#Middlebury
- On April 23, 1564, the great English dramatist and poet William Shakespeare is born in Stratford-upon-Avon, the son of a leather trader and the town bailiff. At age 18 he married Anne Hathaway, who was eight years his senior.”
- On April 21, 1918, in the skies over France, Manfred von Richthofen, the notorious German flying ace known as “The Red Baron,” is killed by Allied fire. Richthofen was the top ace on both sides of the Western front, downing 80 enemy aircraft.
- On April 24, 1945, President Harry Truman learns the full details of the Manhattan Project, in which scientists are attempting to create the first atomic bomb. The project was so secret that the former vice president only learned of it after President Franklin Roosevelt’s death.
- On April 26, 1954, the Salk polio vaccine field trials, involving 1.8 million children, begin in McLean, Virginia. A year later, researchers announced the vaccine was safe and effective, and it quickly became a standard part of childhood immunizations in America.

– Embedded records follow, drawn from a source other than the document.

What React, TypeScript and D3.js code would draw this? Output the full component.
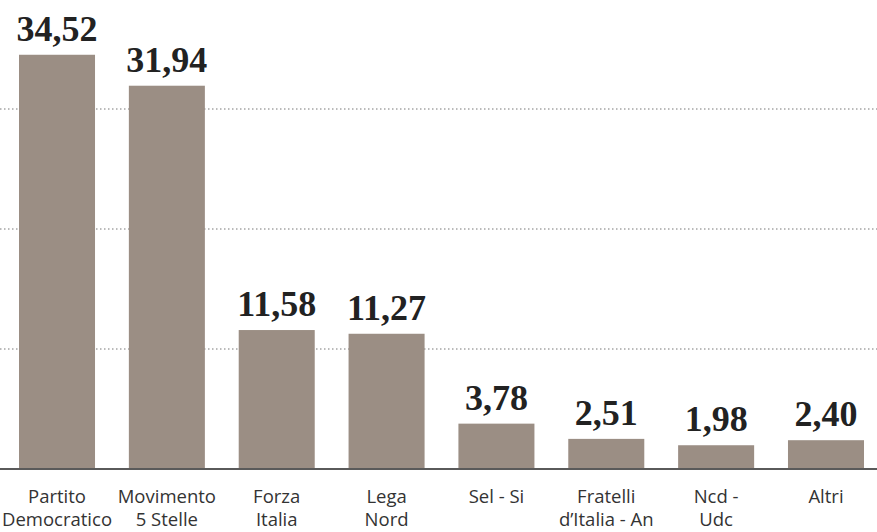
import React from "react";
import * as d3 from "d3";

const categories = [
  ["Partito", "Democratico"],
  ["Movimento", "5 Stelle"],
  ["Forza", "Italia"],
  ["Lega", "Nord"],
  ["Sel - Si"],
  ["Fratelli", "d\u2019Italia - An"],
  ["Ncd -", "Udc"],
  ["Altri"],
];
const values = [34.52, 31.94, 11.58, 11.27, 3.78, 2.51, 1.98, 2.4];
const valueLabels = ["34,52", "31,94", "11,58", "11,27", "3,78", "2,51", "1,98", "2,40"];
const gridValues = [10, 20, 30];

const W = 877;
const H = 532;

export default function App() {
  const baseline = 469;
  const y = d3.scaleLinear().domain([0, 10]).range([baseline, baseline - 120]);
  const x = d3
    .scaleBand<number>()
    .domain(d3.range(values.length))
    .range([19, 864])
    .paddingInner(0.308)
    .paddingOuter(0);
  return (
    <svg
      width={W}
      height={H}
      style={{ position: "absolute", left: 0, top: 0, background: "#fff" }}
    >
      {gridValues.map((g) => (
        <line
          key={g}
          x1={0}
          x2={W}
          y1={y(g)}
          y2={y(g)}
          stroke="#777"
          strokeWidth={1}
          strokeDasharray="1.5,2.5"
        />
      ))}
      {values.map((v, i) => (
        <rect
          key={i}
          x={x(i)}
          y={y(v)}
          width={x.bandwidth()}
          height={baseline - y(v)}
          fill="#9b8e84"
        />
      ))}
      <line x1={0} x2={W} y1={baseline} y2={baseline} stroke="#5a5a5a" strokeWidth={2} />
      {values.map((v, i) => (
        <text
          key={i}
          x={(x(i) as number) + x.bandwidth() / 2}
          y={y(v) - 14}
          textAnchor="middle"
          fontFamily="'Liberation Serif', serif"
          fontWeight="bold"
          fontSize={36}
          fill="#222"
        >
          {valueLabels[i]}
        </text>
      ))}
      {categories.map((lines, i) => (
        <text
          key={i}
          x={(x(i) as number) + x.bandwidth() / 2}
          y={503}
          textAnchor="middle"
          fontFamily="'Open Sans', sans-serif"
          fontSize={18.5}
          fill="#333"
        >
          {lines.map((l, j) => (
            <tspan key={j} x={(x(i) as number) + x.bandwidth() / 2} dy={j === 0 ? 0 : 23}>
              {l}
            </tspan>
          ))}
        </text>
      ))}
    </svg>
  );
}
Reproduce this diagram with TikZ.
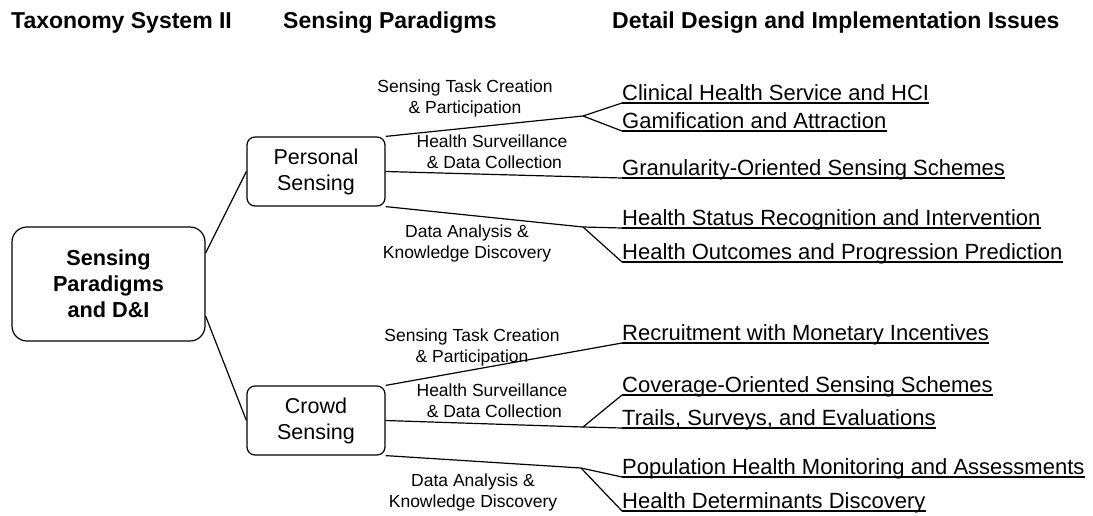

- On April 22, 1970, Earth Day, an event to increase public awareness of the world’s environmental problems, is first celebrated in the U.S. Millions of Americans, including students from thousands of universities, participated in rallies, marches and educational programs.
- On April 20, 1980, the Castro regime announces that all Cubans wishing to emigrate to the U.S. are free to board boats at the port of Mariel west of Havana, launching the Mariel Boatlift. The first of 125,000 Cuban refugees from Mariel reached Florida the next day in about 1,700 boats, overwhelming the U.S. Coast Guard.
- On April 25, 1990, the crew of the U.S. space shuttle Discovery places the Hubble Space Telescope, a space-based observatory about the size of a bus, into a low orbit around Earth. The solar-powered telescope remains in operation to this day.